Around 70 modellers are meeting in Te Whanganui-a-Tara Wellington for the two-day Water New Zealand Modelling Symposium 2023 (15-17 March) to discuss latest developments in how data modelling can assess and manage risk.
Water New Zealand chief executive Gillian Blythe says accurate data modelling helps identify and increase the understanding of solutions around water quality, droughts, flooding as well as the wider water environment.
“We need to be able to plan better, increase our understanding and ensure a more consistent national approach to modelling and mapping climate change and risks.”

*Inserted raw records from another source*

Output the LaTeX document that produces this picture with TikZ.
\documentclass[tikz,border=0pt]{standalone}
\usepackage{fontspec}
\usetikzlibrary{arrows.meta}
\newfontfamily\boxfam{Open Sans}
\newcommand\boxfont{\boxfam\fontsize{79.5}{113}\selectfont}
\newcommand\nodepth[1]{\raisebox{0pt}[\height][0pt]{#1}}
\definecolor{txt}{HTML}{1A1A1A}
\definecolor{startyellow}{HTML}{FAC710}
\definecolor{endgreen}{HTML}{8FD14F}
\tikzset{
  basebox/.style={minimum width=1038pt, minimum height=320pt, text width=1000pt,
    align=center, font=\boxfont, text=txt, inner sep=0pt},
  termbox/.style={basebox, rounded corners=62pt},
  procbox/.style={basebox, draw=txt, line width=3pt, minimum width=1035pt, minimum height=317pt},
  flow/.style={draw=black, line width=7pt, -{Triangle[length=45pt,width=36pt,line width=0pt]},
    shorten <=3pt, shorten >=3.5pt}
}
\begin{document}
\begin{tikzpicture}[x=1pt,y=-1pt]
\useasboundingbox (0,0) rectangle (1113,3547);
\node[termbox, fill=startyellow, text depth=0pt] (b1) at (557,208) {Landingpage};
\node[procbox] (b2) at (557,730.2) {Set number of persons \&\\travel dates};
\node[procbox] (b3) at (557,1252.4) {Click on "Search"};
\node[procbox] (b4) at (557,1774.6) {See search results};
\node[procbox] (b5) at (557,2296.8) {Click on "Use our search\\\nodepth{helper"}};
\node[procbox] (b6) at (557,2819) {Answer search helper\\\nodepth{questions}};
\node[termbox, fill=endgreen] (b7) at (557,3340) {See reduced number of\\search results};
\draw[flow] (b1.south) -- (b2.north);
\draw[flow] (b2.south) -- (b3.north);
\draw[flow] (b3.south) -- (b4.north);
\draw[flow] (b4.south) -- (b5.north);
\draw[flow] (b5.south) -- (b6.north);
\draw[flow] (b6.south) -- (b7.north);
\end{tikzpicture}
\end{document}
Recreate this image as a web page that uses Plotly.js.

She says this summer has shown the devastation caused by extreme weather and flooding and the need for more planning and information around risks to communities in different regions.
“Accurate data modelling will be a key tool to create predictive models of future climate patterns and allow us to take a more future focused approach to planning and development.
“We need to be able to predict how often storms are likely to occur, how more frequent and longer droughts will affect drinking water supply, how big these weather events are likely to be and how we can design smart, resilient infrastructure and cities to cope.
“We also need to be able to identify hazard areas to inform both location and the design of future developments and infrastructure as well as areas that will require higher levels of adaptation or managed retreat.”